Written problem: Tell how many lines include the string "this". Answer with a single number.

Items:
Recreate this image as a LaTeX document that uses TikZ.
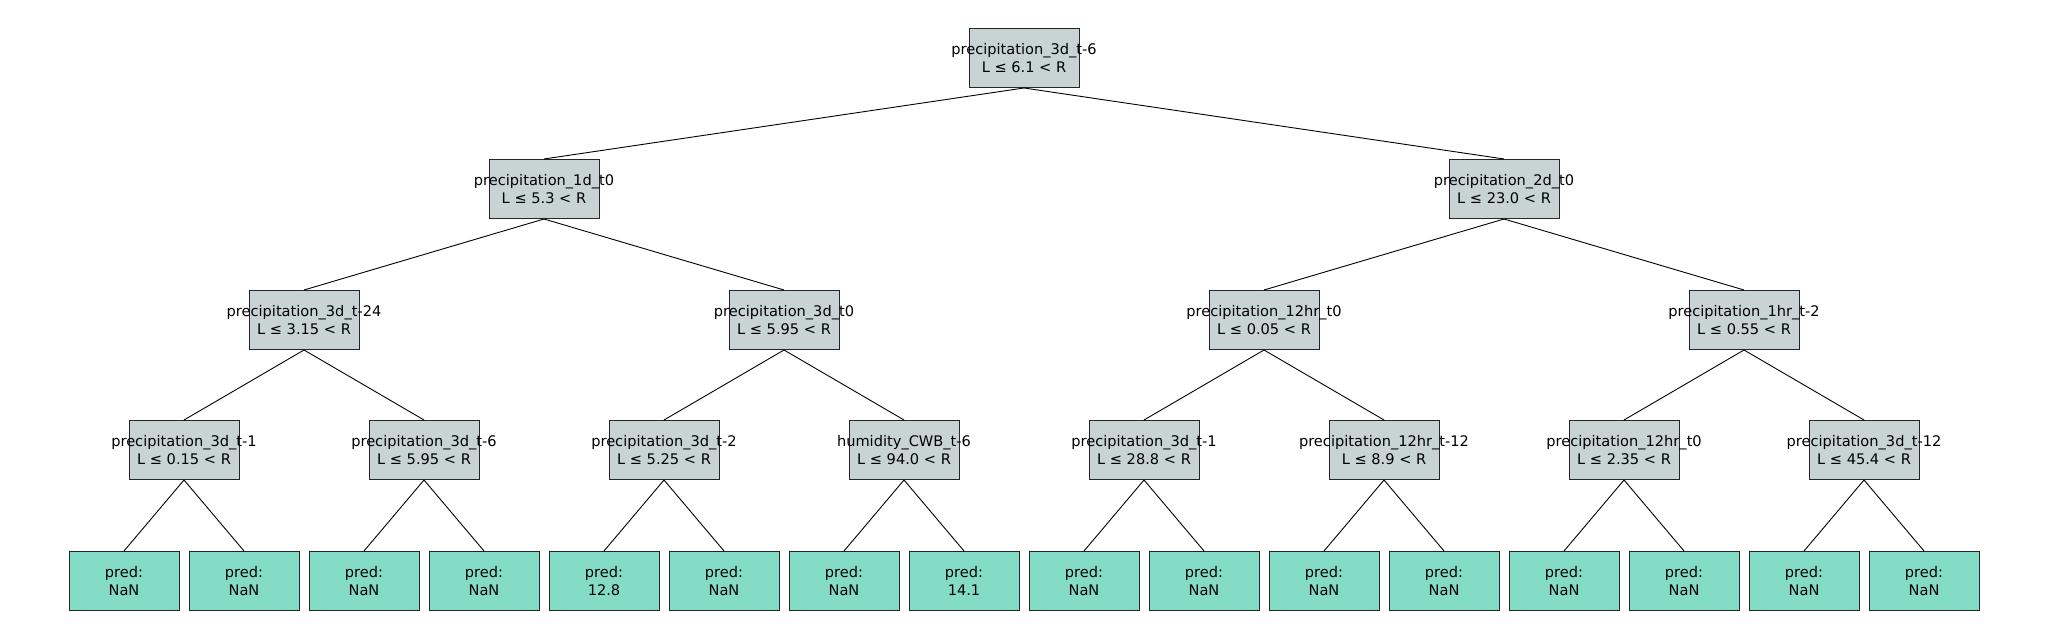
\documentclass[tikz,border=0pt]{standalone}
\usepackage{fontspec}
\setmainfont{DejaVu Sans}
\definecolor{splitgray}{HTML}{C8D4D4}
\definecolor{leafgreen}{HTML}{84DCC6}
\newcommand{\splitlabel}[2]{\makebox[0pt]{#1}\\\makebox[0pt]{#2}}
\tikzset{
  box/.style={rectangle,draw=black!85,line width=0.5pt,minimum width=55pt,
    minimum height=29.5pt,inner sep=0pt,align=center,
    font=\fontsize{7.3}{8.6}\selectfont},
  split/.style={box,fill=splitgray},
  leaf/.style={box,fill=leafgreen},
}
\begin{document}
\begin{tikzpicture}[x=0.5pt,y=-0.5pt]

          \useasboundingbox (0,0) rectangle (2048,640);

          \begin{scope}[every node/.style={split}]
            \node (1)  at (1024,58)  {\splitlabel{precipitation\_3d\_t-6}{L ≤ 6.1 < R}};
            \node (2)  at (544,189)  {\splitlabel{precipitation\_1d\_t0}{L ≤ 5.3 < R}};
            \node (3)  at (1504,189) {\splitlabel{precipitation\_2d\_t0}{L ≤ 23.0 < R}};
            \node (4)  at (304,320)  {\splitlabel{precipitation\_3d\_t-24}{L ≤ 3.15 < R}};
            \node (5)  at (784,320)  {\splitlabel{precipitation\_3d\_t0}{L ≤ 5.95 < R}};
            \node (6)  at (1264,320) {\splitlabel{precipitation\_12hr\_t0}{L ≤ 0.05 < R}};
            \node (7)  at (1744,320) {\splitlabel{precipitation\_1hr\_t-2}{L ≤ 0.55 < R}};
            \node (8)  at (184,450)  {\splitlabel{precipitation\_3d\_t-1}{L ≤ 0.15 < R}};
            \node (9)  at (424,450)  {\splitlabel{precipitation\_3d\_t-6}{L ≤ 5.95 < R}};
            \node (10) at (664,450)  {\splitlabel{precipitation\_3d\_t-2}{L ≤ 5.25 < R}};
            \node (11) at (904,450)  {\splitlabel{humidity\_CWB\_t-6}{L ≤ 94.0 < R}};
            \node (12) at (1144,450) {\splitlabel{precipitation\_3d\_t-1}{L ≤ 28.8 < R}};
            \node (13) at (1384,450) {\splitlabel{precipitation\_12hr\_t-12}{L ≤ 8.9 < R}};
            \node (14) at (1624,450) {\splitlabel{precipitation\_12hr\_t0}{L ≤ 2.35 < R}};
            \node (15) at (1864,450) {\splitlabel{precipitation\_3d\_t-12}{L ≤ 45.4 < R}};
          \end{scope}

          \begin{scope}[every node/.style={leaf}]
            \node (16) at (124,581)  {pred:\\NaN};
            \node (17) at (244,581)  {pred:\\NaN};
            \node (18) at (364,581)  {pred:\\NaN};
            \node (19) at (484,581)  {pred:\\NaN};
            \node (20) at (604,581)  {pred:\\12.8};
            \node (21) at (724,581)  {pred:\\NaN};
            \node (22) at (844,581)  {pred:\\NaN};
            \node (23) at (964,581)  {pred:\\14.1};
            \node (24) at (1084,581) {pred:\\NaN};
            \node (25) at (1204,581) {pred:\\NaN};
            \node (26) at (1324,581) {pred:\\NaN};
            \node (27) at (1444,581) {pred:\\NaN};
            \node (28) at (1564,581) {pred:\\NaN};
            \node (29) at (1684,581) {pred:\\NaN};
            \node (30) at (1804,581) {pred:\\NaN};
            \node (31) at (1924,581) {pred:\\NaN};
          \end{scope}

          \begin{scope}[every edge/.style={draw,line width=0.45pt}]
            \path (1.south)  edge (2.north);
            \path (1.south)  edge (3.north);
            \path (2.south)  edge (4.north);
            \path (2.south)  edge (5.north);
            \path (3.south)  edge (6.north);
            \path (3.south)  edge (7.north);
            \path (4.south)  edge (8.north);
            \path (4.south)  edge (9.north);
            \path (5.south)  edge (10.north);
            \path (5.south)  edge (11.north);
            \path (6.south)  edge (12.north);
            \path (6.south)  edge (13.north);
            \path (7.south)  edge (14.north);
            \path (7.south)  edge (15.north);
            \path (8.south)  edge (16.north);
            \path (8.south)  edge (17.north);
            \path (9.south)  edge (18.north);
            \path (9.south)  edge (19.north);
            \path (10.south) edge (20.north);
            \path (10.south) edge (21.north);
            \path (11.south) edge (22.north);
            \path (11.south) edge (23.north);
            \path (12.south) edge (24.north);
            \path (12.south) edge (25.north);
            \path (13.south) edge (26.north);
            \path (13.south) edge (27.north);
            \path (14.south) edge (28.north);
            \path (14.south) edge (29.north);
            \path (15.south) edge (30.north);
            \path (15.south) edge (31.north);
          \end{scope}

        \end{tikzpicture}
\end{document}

==

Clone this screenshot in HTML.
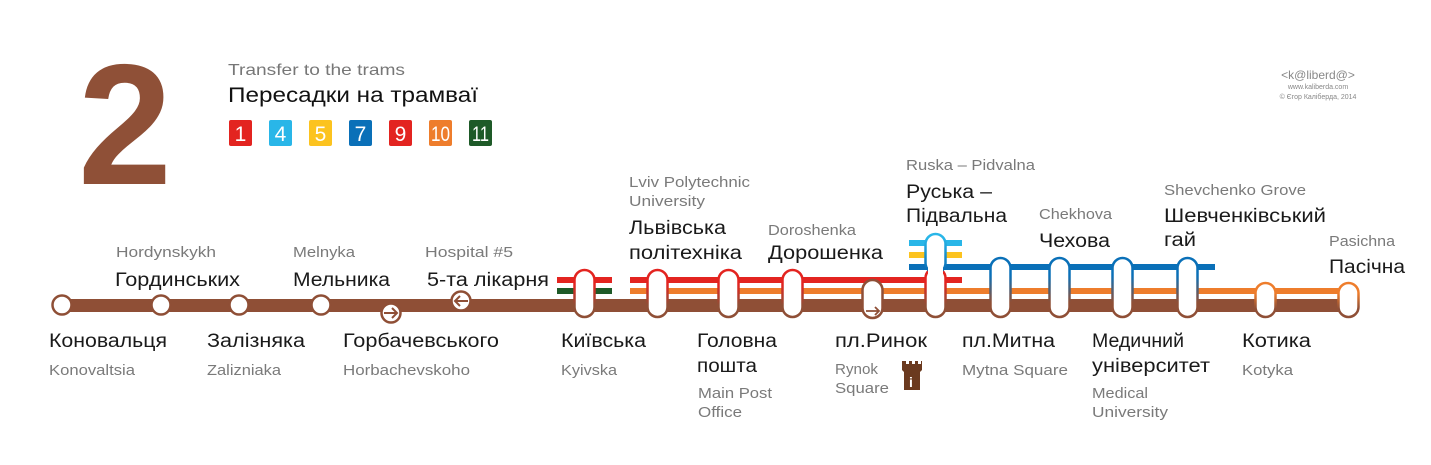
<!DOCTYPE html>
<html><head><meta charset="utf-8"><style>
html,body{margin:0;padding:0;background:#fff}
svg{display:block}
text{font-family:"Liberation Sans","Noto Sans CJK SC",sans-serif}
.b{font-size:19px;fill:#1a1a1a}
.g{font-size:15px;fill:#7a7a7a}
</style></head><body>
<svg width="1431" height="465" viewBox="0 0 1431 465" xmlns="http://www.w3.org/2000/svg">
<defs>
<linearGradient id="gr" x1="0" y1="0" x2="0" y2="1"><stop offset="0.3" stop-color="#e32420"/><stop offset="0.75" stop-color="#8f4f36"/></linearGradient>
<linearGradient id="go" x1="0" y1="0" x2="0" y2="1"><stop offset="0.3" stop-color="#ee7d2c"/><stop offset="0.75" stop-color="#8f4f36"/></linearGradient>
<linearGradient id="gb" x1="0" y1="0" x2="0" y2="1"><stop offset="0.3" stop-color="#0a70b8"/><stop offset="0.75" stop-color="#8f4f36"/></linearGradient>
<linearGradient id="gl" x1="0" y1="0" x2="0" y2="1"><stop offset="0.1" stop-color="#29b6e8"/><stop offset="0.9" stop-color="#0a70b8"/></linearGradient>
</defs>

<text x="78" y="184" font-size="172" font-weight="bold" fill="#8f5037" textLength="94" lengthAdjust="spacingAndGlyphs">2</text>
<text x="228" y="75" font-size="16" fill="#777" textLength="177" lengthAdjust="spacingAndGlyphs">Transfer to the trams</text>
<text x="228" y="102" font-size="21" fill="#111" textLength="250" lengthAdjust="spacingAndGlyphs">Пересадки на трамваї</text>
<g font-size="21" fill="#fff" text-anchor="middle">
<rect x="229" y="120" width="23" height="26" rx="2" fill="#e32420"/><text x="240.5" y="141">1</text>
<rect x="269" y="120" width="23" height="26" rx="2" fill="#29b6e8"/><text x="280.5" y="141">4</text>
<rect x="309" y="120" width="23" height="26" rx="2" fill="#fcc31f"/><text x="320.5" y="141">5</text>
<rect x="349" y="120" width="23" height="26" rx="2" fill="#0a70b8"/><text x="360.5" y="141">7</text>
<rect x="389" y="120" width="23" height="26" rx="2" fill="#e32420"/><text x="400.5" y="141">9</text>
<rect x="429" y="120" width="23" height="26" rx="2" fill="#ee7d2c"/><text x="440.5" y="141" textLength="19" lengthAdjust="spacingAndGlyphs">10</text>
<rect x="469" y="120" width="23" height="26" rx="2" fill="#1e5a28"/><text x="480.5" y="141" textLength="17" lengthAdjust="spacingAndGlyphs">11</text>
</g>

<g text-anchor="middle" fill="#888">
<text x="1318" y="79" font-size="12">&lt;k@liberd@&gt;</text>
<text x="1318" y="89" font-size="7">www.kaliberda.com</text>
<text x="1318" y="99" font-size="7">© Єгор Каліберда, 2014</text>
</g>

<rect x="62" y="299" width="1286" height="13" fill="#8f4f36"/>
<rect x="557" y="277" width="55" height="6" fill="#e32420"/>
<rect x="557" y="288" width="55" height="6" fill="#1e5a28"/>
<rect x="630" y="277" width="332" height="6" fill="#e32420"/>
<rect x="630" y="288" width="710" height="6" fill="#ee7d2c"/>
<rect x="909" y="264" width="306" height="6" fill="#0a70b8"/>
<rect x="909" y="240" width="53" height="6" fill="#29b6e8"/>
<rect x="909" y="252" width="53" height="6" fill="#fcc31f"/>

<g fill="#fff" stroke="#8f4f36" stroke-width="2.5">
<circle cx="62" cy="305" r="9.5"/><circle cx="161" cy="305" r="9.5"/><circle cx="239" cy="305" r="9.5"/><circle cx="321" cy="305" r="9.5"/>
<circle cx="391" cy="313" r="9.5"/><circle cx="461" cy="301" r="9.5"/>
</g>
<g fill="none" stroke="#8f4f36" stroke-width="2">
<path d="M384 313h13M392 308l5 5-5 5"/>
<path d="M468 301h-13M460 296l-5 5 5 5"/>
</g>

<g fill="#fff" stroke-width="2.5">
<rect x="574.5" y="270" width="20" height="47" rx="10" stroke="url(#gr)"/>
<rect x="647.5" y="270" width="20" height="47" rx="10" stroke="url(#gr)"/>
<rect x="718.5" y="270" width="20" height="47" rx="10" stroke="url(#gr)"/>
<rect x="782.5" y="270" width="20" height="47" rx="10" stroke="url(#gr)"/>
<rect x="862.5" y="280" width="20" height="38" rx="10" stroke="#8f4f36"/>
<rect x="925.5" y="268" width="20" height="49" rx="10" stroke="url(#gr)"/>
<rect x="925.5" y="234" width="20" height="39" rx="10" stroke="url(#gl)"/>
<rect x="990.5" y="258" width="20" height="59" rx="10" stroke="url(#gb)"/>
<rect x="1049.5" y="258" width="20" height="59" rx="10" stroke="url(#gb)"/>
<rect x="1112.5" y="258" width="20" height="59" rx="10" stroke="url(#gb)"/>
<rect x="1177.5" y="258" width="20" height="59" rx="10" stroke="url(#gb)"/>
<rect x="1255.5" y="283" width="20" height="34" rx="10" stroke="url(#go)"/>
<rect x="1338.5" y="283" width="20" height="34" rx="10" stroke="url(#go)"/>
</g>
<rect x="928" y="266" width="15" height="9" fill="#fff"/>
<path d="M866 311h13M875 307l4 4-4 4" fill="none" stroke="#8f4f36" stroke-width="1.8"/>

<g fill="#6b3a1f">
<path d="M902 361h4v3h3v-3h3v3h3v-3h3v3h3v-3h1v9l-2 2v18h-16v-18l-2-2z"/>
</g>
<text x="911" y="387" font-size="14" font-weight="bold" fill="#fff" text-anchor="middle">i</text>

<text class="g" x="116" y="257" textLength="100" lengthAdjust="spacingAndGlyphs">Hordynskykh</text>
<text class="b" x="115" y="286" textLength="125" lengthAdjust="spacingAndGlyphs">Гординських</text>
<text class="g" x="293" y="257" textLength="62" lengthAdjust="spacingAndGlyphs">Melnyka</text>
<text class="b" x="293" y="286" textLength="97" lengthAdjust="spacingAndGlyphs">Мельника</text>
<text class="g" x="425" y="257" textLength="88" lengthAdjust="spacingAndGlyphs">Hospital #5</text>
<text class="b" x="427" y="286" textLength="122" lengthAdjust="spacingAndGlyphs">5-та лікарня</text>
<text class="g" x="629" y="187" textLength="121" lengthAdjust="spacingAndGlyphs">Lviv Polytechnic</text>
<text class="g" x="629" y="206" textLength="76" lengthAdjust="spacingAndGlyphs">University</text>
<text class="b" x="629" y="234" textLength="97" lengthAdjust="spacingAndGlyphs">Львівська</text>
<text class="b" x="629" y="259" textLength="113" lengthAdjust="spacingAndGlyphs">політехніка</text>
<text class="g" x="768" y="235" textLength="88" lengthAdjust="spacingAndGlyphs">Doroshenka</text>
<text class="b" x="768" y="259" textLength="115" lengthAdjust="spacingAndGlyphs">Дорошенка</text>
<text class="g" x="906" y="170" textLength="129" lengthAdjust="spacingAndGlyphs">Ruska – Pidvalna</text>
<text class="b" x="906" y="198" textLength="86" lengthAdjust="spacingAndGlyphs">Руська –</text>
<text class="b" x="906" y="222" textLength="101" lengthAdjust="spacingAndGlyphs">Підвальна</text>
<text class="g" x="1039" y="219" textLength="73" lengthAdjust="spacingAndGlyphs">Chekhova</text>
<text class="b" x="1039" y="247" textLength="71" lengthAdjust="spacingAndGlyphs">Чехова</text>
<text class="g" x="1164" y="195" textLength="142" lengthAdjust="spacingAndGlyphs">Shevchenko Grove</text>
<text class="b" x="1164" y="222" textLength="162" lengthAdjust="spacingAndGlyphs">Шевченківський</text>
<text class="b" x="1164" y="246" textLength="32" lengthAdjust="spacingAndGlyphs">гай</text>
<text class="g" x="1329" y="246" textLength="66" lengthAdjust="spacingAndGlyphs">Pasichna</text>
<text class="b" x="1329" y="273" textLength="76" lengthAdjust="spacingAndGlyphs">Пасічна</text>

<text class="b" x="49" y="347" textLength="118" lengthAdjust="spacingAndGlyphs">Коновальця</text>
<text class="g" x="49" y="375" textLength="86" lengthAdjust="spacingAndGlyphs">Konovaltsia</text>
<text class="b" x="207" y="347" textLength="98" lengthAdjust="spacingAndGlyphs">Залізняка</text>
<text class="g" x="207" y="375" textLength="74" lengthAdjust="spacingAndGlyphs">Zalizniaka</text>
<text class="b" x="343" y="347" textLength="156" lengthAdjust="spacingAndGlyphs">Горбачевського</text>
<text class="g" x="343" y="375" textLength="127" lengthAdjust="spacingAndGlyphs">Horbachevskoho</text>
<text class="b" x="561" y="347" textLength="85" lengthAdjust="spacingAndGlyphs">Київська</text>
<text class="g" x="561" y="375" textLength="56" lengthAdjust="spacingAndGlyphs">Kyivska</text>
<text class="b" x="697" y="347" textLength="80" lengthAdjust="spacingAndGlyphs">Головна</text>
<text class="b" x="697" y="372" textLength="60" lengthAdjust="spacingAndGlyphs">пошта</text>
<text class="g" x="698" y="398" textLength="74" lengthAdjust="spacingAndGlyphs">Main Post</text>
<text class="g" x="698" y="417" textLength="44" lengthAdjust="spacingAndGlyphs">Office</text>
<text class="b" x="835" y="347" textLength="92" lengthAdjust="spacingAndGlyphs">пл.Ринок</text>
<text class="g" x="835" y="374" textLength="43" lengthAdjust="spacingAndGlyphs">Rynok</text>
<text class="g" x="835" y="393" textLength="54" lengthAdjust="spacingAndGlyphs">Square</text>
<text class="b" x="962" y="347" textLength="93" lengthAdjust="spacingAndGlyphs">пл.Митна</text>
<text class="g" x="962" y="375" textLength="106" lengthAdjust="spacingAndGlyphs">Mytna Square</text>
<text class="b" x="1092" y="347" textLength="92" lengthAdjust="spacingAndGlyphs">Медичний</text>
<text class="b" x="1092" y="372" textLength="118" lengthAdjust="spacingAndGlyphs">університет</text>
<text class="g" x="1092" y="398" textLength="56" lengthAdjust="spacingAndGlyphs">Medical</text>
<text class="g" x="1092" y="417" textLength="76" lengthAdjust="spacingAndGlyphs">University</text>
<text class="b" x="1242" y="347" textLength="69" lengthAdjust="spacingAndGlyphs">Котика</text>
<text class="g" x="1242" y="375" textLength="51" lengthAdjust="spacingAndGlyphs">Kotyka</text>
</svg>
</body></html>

Solution: 2